Os (perfeitos) idiotas, por Germán Santiago e Belén Quejigo

Os (perfeitos) idiotas
Por Germán Santiago e Belén Quejigo, no Diagonal, de Madri
(Tradução de Ricardo Cavalcanti-Schiel)
No pé em que andam as constatações sobre o individualismo político, faz-se urgente uma reflexão sobre a idiotia.
Conforme seu significado etimológico, “idiota”, que provem do grego “idiotes”, era usado para se referir àquele que não se ocupava dos assuntos públicos, mas apenas dos seus interesses privados. A raiz “idio” significa “próprio” (daí “idioma”, “idiossincrasia” etc). O sufixo -tes significa “agente”. O idiota, segundo essa etimologia, é “o agente do próprio”. Como disse Platão, o preço de ignorar a política é ser governado pelos piores homens; já que o homem, por natureza corrupto, avarento e egoísta, sempre tenderá a salvaguardar seus próprios interesses e não os da maioria. Ignorar a política (“a arte própria dos cidadãos, da vida em comum e da sociedade”) desnaturaliza a posição do homem dentro de sua comunidade e o deixa fora da negociação e do acordo que regem a ainda vigente ficção do contrato social: o homem, longe do que vem ditando o darwinismo social, é um animal social e político tanto em sua origem quanto em seu desenvolvimento.

Contudo, a moral neoliberal da solidão, do êxito e da competição está no seu máximo apogeu, em detrimento das éticas do comum. A ideologia econômica dominante tende a limitar o direito de reunião, não a partir do Direito, mas a partir da moral, criminalizando e censurando toda prática de onde possa nascer um acordo contrário às suas diretivas. Essa falta de compartilhamentos conduz ao pensamento único. O individualismo racionalista busca justificar o isolamento e a atomização da sociedade com as promessas de liberdade e salvação.
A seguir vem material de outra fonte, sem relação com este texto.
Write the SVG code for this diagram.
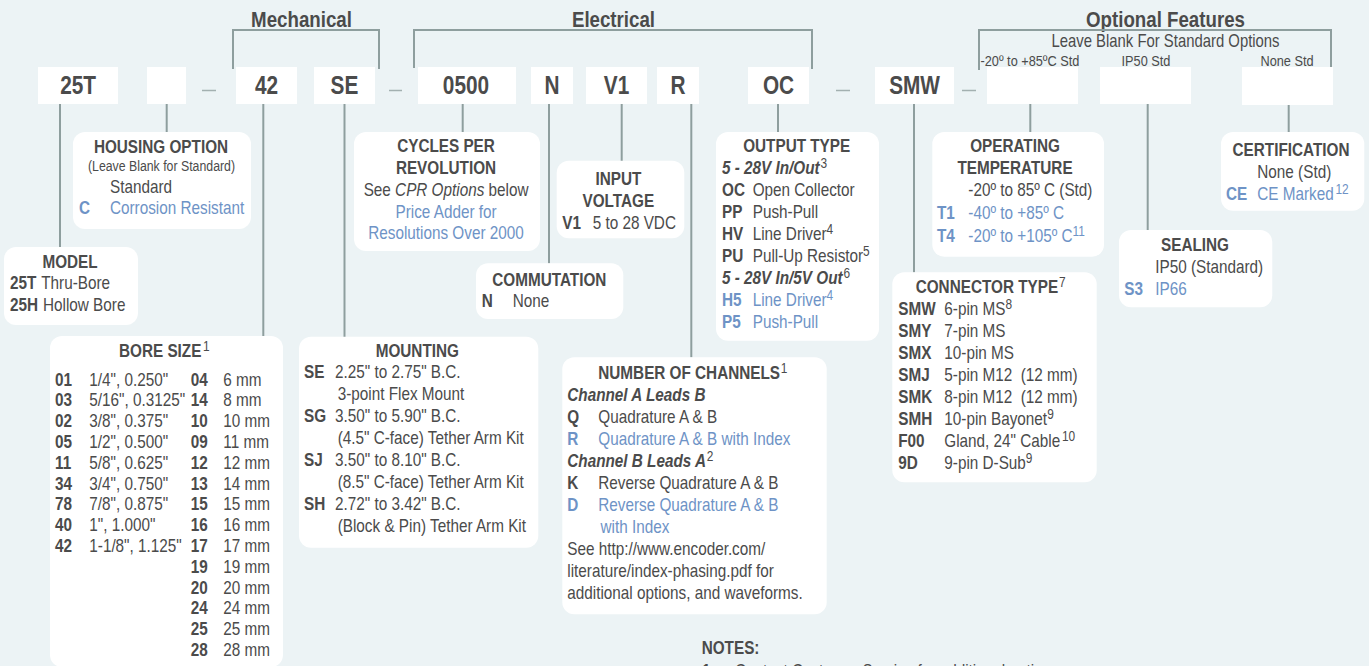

Os idiotas (“idios” significa “só” ou “isolado”) são guiados para o isolamento e apartados da comunidade, são seduzidos pela promessa econômica de liberdade, são atraídos com cantos de sereia para a tirania do trabalho, que longe de os libertar, os torna mais escravos e os submete a relações de dominação permanentes, nas quais só há tempo para produzir. O lema do campo de concentração polonês se tornou mais vigente do que nunca em nossa sociedade, a promessa da felicidade está enlaçada a ele: o trabalho (individual) os fará livres [do original em alemão “Arbeit macht frei” ("o trabalho liberta"), usado nos pórticos de campos de concentração como Dachau e Aschwitz].
A raiz indogermana “fri”, da qual derivam as formas “livre”, “paz” e “amigo”, significa “amar” (lieben). Portanto, “livre” significa [etimologicamente] “pertencente aos amigos e aos amantes”. Sentir-se livre (e igual) implicaria uma relação de amor e amizade. É o vínculo, e não a ausência dele, o que nos faz livres. A liberdade é a mais relacional das palavras. A liberdade não é possível sem o outro.
“Idiota” é quem considera que pode ser livre sem os outros, ou à custa deles. Essa é sua fantasia moral. Ser livre não significa ausência de compromisso ou independência. A falta de laços e de apoios não nos torna livres: são os vínculos e a integração que nos mantêm apartados do medo e da inquietude; são as relações sinceras, e não o consumo de pessoas, que nos salvam da idiotia. Longe do que se poderia pensar, o aumento da capacidade econômica proveniente do trabalho, não amplia nosso quadro de decisão sociopolítica, mas o dispersa, provocando entorpecimento. É ingênuo achar que, num mundo interconectado, se pode viver, de uma maneira ou de outra, à margem da comunidade.
É o medo aos outros ― introduzido desde a infância e presente em todas as nossas etapas de desenvolvimento como uma constante ― a chave do êxito da moral neoliberal. Quando alguém trabalha dez horas por dia, permanece dez horas só. Restam-lhe catorze horas para dividir entre seus interesses privados e o sono. A vida política se vê reduzida ao mínimo ou simplesmente suprimida. Os “interesses privados”, que paradoxalmente também são alheios ao trabalhador, já que são próprios do senhor, do amo, impedem o desenvolvimento da vida em comum. A moral neoliberal do trabalho e do dinheiro triunfou também no âmbito político: o indivíduo só e desiludido do mundo crê que, na sua solidão, nada pode mudar e que ninguém pode lhe prejudicar.
O idiota é o modelo da cidadania que assim se vislumbra: um entrevado moral que flerta com o fantasma da liberdade e que se vê respaldado por uma política que bane o conceito de comunidade e o substitui pelos de segurança e competitividade. Assim, onde, por natureza, deveria haver vínculos, existe o medo. O idiota é não mais que o rastro do amor ausente.